When I first started digging into how Walrus actually manages storage at scale, one thing stood out immediately. This isn’t a system that reacts in real time to chaos. It’s a system that plans for change before it happens.
Walrus is built around epochs for a simple reason: storage is heavy. You can’t move large volumes of data instantly without risk. If nodes were allowed to join, leave, or change stake at random moments, the network would constantly be chasing instability. That might work for lightweight blockchain state, but it doesn’t work when you’re managing real data that takes time and bandwidth to migrate safely.
Each epoch acts as a clearly defined operating window. During an active epoch, the set of storage nodes is fixed. Their stake is known, their shard responsibilities are assigned, and their role in serving reads and maintaining availability does not change mid cycle. That stability is what allows applications to trust the storage layer without worrying that data placement is shifting underneath them.
What I found especially interesting is that Walrus does not wait until an epoch ends to think about the next one. While the current epoch is running, staking and voting for a future epoch are already happening in parallel. This separation between decision time and execution time is deliberate. By the time the current epoch finishes, the network already knows who will be responsible next. There is no uncertainty window where the system has to guess or recompute roles under pressure.
The cutoff point in the epoch timeline plays a huge security role. Before the cutoff, nodes can stake, unstake, and participate in voting for future assignments. After the cutoff, those changes no longer affect shard placement for the upcoming epoch. This prevents timing attacks where someone could influence shard assignment and then pull their stake right before responsibility begins. Once the cutoff passes, economic commitment is locked in.
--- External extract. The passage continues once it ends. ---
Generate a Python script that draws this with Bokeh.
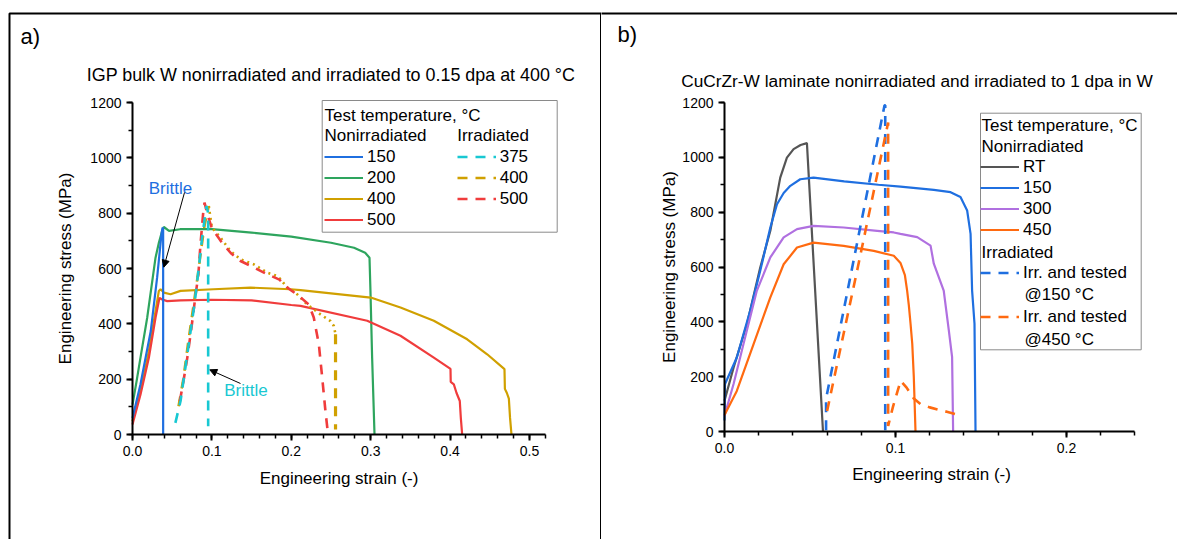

When an epoch ends, Walrus enters reconfiguration. This is where decentralized storage becomes fundamentally different from a normal blockchain. Instead of just updating validator sets, Walrus must physically move data. Shards that were stored by outgoing nodes may need to be transferred to incoming ones. Importantly, this migration never overlaps with active writes. It happens after the epoch ends, which avoids race conditions that could otherwise stall the system or corrupt availability.
Walrus also doesn’t assume that everyone behaves nicely during migration. If outgoing nodes cooperate, shards are transferred directly and efficiently. But if some nodes are offline or unresponsive, the protocol can fall back to recovery. Using its two dimensional encoding and RedStuff recovery design, incoming nodes can reconstruct the required shards from other committee members. That means reconfiguration can always complete, even when participants fail or act maliciously.
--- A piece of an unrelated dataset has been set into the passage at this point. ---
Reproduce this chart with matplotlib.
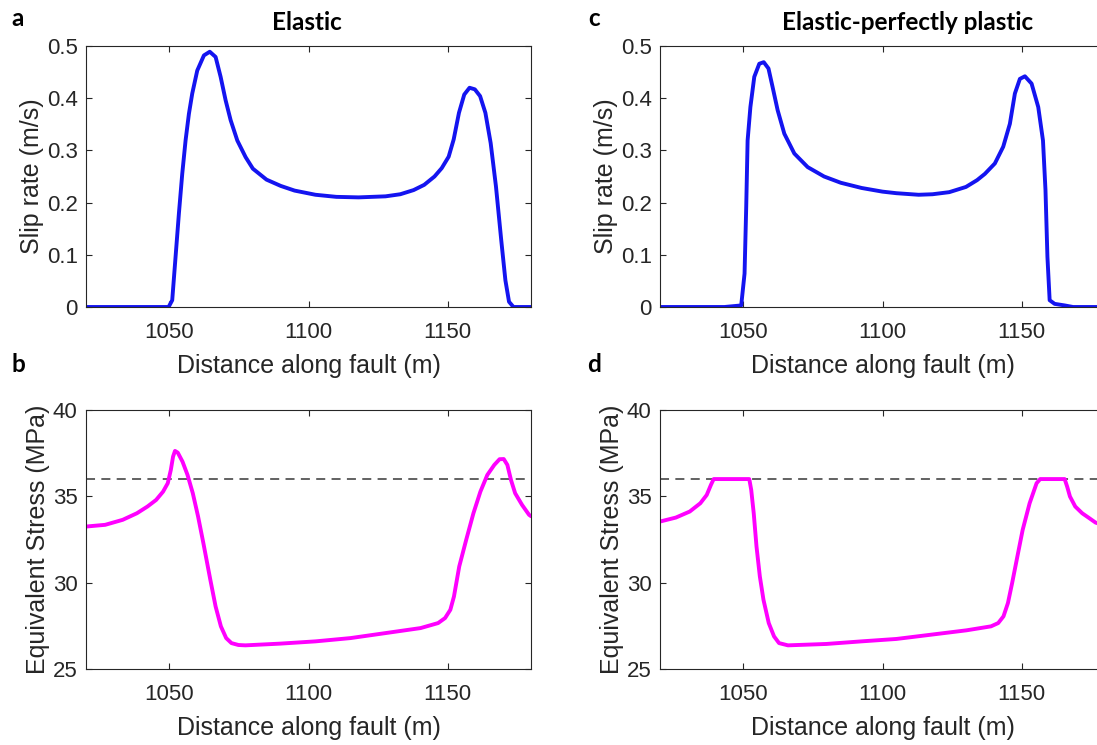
import matplotlib
matplotlib.use("Agg")
import matplotlib.pyplot as plt

# slip rate, elastic (panel a)
xa = [1020, 1043.1, 1049.7, 1051, 1052.2, 1053.4, 1054.6, 1055.8, 1057, 1058.2, 1060,
      1062.4, 1064.5, 1066.6, 1068.4, 1070.2, 1072, 1074.4, 1077.4, 1080, 1084.9, 1090,
      1095, 1102.5, 1110, 1118, 1127.7, 1133, 1137.8, 1141.6, 1145.3, 1147.9, 1150.4,
      1152.2, 1154.1, 1156, 1157.9, 1159.8, 1161.7, 1163.6, 1165.5, 1167.4, 1169.3,
      1170.8, 1172.1, 1173.7, 1180]
ya = [0, 0, 0, 0.013, 0.096, 0.179, 0.255, 0.319, 0.370, 0.409, 0.453,
      0.482, 0.489, 0.479, 0.441, 0.396, 0.358, 0.319, 0.287, 0.265, 0.244, 0.232,
      0.223, 0.215, 0.211, 0.210, 0.212, 0.216, 0.224, 0.234, 0.25, 0.266, 0.288,
      0.321, 0.372, 0.407, 0.420, 0.417, 0.404, 0.372, 0.314, 0.231, 0.128,
      0.051, 0.01, 0, 0]

# slip rate, elastic-perfectly plastic (panel c)
xc = [1020, 1043.2, 1049.2, 1050.4, 1051, 1051.5, 1052.5, 1053.9, 1055.7, 1057.3, 1059,
      1060.5, 1062.3, 1064.7, 1068.3, 1073.1, 1079, 1085, 1092.5, 1100, 1105, 1113,
      1118, 1124, 1130, 1134, 1136.8, 1140.4, 1143.4, 1145.8, 1147.6, 1149.4, 1151.2,
      1153.6, 1156, 1157.7, 1158.6, 1159.3, 1160.1, 1161.9, 1165.5, 1168.5, 1180]
yc = [0, 0, 0.003, 0.064, 0.192, 0.319, 0.383, 0.441, 0.466, 0.469, 0.457,
      0.421, 0.377, 0.332, 0.294, 0.268, 0.250, 0.238, 0.228, 0.221, 0.218, 0.215,
      0.216, 0.220, 0.230, 0.243, 0.255, 0.275, 0.307, 0.351, 0.409, 0.437, 0.442,
      0.428, 0.383, 0.319, 0.224, 0.096, 0.013, 0.006, 0.003, 0, 0]

# equivalent stress, elastic (panel b)
xb = [1020, 1026.9, 1033.2, 1038.3, 1042.1, 1045.2, 1047.7, 1049.4, 1050.5, 1051.3, 1052,
      1053, 1054.7, 1056.5, 1058.4, 1060.3, 1062.2, 1064.7, 1066.6, 1068.5, 1070.4,
      1072.3, 1074.8, 1077.3, 1089.9, 1102.5, 1115.1, 1127.7, 1140.3, 1146.6, 1149.1,
      1151, 1152.3, 1154.2, 1156.7, 1159.3, 1161.8, 1164.3, 1166.8, 1168.7, 1170.2,
      1171.5, 1172.8, 1174.3, 1176.8, 1179.3, 1180]
yb = [33.25, 33.35, 33.64, 34.02, 34.41, 34.79, 35.27, 35.76, 36.53, 37.3, 37.63,
      37.53, 37.01, 36.24, 35.18, 33.83, 32.29, 30.17, 28.62, 27.47, 26.79,
      26.5, 26.39, 26.37, 26.47, 26.6, 26.79, 27.08, 27.37, 27.66, 27.95,
      28.43, 29.2, 30.94, 32.48, 34.02, 35.27, 36.24, 36.82, 37.15, 37.16,
      36.82, 35.95, 35.18, 34.5, 33.93, 33.85]

# equivalent stress, elastic-perfectly plastic (panel d)
xd = [1020, 1025.7, 1030.7, 1034.5, 1036.8, 1038.3, 1039.3, 1052.1, 1052.8, 1053.7, 1054.7,
      1055.9, 1057.2, 1059.1, 1061, 1062.8, 1066, 1079.8, 1092.4, 1105, 1117.6, 1130.2,
      1139, 1141.6, 1143.5, 1145.1, 1146.6, 1148.5, 1150.4, 1152.9, 1155.4, 1156.7,
      1165.5, 1166.4, 1167.4, 1169.3, 1171.8, 1174.4, 1176.6, 1180]
yd = [33.54, 33.77, 34.12, 34.6, 35.08, 35.66, 36.0, 36.0, 35.37, 34.02, 32.09,
      30.36, 29.01, 27.66, 26.89, 26.5, 26.37, 26.45, 26.6, 26.74, 26.99, 27.24,
      27.47, 27.66, 28.05, 28.82, 29.97, 31.52, 33.06, 34.6, 35.76, 36.0,
      36.0, 35.56, 34.99, 34.41, 34.02, 33.73, 33.48, 33.3]

yield_stress = 36
xlim = (1020, 1180)
xticks = [1050, 1100, 1150]

W, H = 1097, 745
fig = plt.figure(figsize=(W / 100, H / 100), dpi=100)
plt.rcParams['font.family'] = ['Liberation Sans', 'DejaVu Sans']
text_color = '#262626'


def make_ax(left, top, bottom, width=445):
    return fig.add_axes([left / W, (H - bottom) / H, width / W, (bottom - top) / H])


def style(ax):
    ax.set_xlim(*xlim)
    ax.set_xticks(xticks)
    for s in ax.spines.values():
        s.set_color(text_color)
        s.set_linewidth(0.8)
    ax.tick_params(direction='in', length=4, width=0.8, top=True, right=True,
                   labelsize=16, colors=text_color)
    ax.tick_params(axis='x', pad=11)
    ax.tick_params(axis='y', pad=6)
    ax.set_xlabel('Distance along fault (m)', fontsize=18, color=text_color, labelpad=8)


ax_a = make_ax(86, 46, 307)
ax_b = make_ax(86, 410, 669)
ax_c = make_ax(660, 46, 307)
ax_d = make_ax(660, 410, 669)

for ax, x, y in [(ax_a, xa, ya), (ax_c, xc, yc)]:
    ax.plot(x, y, color='#1414f0', lw=2.8, solid_capstyle='round', solid_joinstyle='round')
    style(ax)
    ax.set_ylim(0, 0.5)
    ax.set_yticks([0, 0.1, 0.2, 0.3, 0.4, 0.5])
    ax.set_yticklabels(['0', '0.1', '0.2', '0.3', '0.4', '0.5'])
    ax.set_ylabel('Slip rate (m/s)', fontsize=18, color=text_color, labelpad=2)

for ax, x, y in [(ax_b, xb, yb), (ax_d, xd, yd)]:
    ax.plot(xlim, [yield_stress, yield_stress], color='#555555', lw=1.3, dashes=[5, 3.5])
    ax.plot(x, y, color='#ff00ff', lw=2.8, solid_capstyle='round', solid_joinstyle='round')
    style(ax)
    ax.set_ylim(25, 40)
    ax.set_yticks([25, 30, 35, 40])
    ax.set_ylabel('Equivalent Stress (MPa)', fontsize=18, color=text_color, labelpad=2)

title_font = dict(family=['Lato', 'DejaVu Sans'], fontweight='bold', fontsize=17.5)
fig.text(307 / W, 1 - 23 / H, 'Elastic', ha='center', va='center', **title_font)
fig.text(908 / W, 1 - 23 / H, 'Elastic-perfectly plastic', ha='center', va='center', **title_font)

label_font = dict(family=['Lato', 'DejaVu Sans'], fontweight='bold', fontsize=17.5)
for lbl, px, py in [('a', 18, 18), ('b', 18, 364), ('c', 594, 18), ('d', 594, 364)]:
    fig.text(px / W, 1 - py / H, lbl, ha='center', va='center', **label_font)

fig.savefig('out.png', dpi=100)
Unstaking follows the same philosophy of delayed effect. When a node requests to leave, it doesn’t instantly stop being responsible for data. Its stake only stops influencing future assignments after the cutoff, and it remains accountable until the current epoch fully ends. This prevents nodes from walking away while still holding critical shards. Even after exit, incentives push nodes to return or clean up remaining objects so the network can safely reclaim resources.
What I take away from this design is how intentional the time model is. Walrus doesn’t treat time as a continuous blur. It treats time as structure. Decisions happen at known moments. Responsibilities are fixed during execution. Transitions are isolated and recoverable. That structure is what makes it possible to scale decentralized storage without turning churn into constant risk.
The epoch model isn’t just a scheduling tool. It’s the backbone that keeps stake, storage, and coordination in sync. Without it, decentralized storage would be fragile. With it, Walrus can tolerate churn, handle failures, and still manage real data at scale in a way applications can rely on.